-- Exercise goal --
Reproduce, character for character, the lines below from the first through the one with "140, 160, 180];". Leave pictures out.

-- Dataset content --

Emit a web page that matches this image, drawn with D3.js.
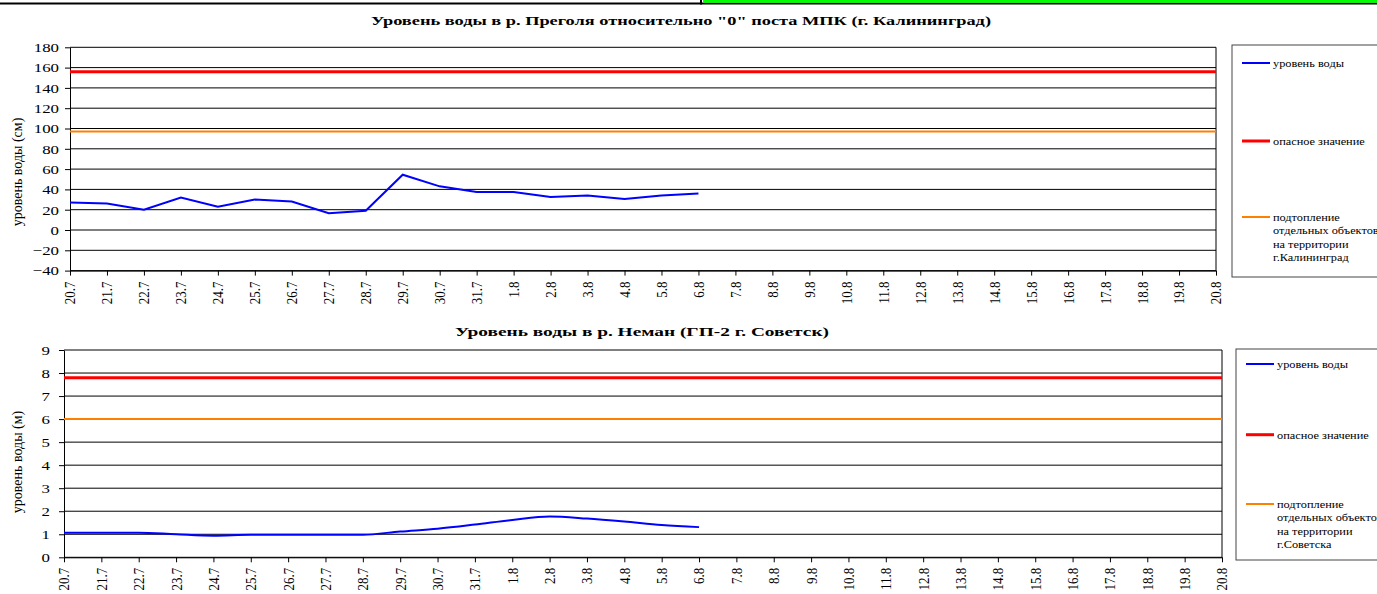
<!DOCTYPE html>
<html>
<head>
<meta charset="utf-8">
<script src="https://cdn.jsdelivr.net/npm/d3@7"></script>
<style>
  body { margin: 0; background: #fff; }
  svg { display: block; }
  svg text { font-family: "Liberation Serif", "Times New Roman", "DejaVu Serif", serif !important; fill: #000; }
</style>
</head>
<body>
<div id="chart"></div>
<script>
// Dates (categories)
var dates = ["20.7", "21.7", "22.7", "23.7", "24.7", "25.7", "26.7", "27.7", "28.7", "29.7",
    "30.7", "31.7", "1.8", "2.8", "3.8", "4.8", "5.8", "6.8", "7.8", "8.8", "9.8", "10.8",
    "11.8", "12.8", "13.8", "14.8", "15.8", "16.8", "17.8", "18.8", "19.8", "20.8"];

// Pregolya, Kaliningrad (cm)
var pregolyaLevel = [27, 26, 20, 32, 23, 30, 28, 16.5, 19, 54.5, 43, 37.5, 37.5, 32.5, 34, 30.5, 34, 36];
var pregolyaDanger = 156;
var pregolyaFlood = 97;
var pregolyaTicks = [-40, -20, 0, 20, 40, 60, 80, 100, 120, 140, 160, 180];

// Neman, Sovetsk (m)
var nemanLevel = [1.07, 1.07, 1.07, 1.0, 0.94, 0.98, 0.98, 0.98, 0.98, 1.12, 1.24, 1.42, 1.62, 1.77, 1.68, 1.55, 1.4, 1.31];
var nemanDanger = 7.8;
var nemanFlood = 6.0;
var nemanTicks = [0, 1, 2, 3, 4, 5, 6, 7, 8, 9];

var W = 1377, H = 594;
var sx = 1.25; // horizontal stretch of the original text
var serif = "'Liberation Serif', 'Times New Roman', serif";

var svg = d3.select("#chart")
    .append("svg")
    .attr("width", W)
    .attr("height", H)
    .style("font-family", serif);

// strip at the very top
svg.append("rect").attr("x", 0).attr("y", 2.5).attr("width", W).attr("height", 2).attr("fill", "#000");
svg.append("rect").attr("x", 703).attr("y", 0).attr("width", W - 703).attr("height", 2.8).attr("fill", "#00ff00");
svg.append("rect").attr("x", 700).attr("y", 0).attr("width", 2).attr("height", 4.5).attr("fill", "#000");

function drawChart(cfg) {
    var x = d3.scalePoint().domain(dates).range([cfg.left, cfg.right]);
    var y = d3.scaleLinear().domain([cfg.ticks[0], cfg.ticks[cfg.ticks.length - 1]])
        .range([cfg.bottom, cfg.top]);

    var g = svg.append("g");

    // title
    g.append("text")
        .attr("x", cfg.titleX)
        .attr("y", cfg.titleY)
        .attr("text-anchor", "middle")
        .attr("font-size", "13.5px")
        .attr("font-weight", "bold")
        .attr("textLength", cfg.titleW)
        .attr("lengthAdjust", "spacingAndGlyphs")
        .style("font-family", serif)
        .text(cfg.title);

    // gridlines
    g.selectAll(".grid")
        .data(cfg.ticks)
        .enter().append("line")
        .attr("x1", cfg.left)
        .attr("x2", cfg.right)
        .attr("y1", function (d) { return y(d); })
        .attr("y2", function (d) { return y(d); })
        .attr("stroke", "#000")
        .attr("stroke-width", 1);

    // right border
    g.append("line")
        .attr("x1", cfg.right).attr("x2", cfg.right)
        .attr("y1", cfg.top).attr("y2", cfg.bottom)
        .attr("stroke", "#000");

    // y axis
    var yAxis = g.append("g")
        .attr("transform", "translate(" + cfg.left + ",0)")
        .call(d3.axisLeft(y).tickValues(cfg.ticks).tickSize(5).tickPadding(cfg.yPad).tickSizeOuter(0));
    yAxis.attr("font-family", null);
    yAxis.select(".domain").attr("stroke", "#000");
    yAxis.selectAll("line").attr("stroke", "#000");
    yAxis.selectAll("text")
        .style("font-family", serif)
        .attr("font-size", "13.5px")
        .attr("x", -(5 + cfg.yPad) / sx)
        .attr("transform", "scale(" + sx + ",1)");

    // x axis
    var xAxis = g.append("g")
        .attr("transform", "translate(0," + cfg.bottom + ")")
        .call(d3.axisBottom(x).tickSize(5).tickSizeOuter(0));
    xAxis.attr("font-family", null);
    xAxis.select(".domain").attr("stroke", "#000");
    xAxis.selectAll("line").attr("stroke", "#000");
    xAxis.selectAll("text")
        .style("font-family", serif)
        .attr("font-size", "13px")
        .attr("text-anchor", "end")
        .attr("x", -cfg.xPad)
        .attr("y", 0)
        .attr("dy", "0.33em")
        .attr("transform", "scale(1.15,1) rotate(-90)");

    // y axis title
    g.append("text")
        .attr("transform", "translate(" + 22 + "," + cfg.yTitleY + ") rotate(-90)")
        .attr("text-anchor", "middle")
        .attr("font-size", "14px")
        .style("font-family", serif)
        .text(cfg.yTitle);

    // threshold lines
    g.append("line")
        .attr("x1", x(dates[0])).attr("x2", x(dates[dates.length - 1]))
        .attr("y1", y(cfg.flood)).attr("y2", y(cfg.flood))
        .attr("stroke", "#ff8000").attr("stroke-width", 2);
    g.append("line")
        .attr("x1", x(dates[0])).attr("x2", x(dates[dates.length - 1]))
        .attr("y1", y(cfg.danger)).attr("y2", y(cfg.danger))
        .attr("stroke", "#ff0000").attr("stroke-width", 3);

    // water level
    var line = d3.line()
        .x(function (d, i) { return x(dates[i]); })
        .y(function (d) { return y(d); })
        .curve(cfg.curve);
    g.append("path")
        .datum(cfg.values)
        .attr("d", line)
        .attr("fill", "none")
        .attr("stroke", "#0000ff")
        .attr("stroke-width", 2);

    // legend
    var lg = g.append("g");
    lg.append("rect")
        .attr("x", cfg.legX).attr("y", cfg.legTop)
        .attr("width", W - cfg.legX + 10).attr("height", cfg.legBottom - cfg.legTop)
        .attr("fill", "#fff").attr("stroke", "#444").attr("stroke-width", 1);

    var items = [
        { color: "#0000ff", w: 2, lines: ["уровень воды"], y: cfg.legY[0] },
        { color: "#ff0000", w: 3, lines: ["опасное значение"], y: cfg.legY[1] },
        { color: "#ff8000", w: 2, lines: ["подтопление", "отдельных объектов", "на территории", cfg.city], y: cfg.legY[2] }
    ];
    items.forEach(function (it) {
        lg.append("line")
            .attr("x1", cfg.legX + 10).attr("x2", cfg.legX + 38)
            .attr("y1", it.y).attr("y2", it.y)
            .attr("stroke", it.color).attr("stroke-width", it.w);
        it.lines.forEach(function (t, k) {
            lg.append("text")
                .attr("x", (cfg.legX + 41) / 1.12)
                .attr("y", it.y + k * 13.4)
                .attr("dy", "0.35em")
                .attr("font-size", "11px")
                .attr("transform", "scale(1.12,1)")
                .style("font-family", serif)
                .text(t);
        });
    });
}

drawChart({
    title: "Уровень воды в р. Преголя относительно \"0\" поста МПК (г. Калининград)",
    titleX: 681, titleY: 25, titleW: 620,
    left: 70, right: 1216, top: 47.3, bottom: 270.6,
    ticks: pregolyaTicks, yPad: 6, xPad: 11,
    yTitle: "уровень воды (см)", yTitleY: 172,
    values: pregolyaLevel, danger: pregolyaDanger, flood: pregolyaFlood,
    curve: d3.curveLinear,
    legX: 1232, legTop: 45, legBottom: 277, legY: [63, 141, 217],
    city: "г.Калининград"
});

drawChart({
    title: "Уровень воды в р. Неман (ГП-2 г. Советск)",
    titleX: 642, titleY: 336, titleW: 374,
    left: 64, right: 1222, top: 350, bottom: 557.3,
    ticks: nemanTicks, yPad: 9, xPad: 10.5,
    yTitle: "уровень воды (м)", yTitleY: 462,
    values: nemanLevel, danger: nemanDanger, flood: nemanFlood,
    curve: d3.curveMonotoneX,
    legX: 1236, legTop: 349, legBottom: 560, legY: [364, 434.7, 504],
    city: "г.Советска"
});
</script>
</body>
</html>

-- Full response --
Emit a web page that matches this image, drawn with D3.js.
<!DOCTYPE html>
<html>
<head>
<meta charset="utf-8">
<script src="https://cdn.jsdelivr.net/npm/d3@7"></script>
<style>
  body { margin: 0; background: #fff; }
  svg { display: block; }
  svg text { font-family: "Liberation Serif", "Times New Roman", "DejaVu Serif", serif !important; fill: #000; }
</style>
</head>
<body>
<div id="chart"></div>
<script>
// Dates (categories)
var dates = ["20.7", "21.7", "22.7", "23.7", "24.7", "25.7", "26.7", "27.7", "28.7", "29.7",
    "30.7", "31.7", "1.8", "2.8", "3.8", "4.8", "5.8", "6.8", "7.8", "8.8", "9.8", "10.8",
    "11.8", "12.8", "13.8", "14.8", "15.8", "16.8", "17.8", "18.8", "19.8", "20.8"];

// Pregolya, Kaliningrad (cm)
var pregolyaLevel = [27, 26, 20, 32, 23, 30, 28, 16.5, 19, 54.5, 43, 37.5, 37.5, 32.5, 34, 30.5, 34, 36];
var pregolyaDanger = 156;
var pregolyaFlood = 97;
var pregolyaTicks = [-40, -20, 0, 20, 40, 60, 80, 100, 120, 140, 160, 180];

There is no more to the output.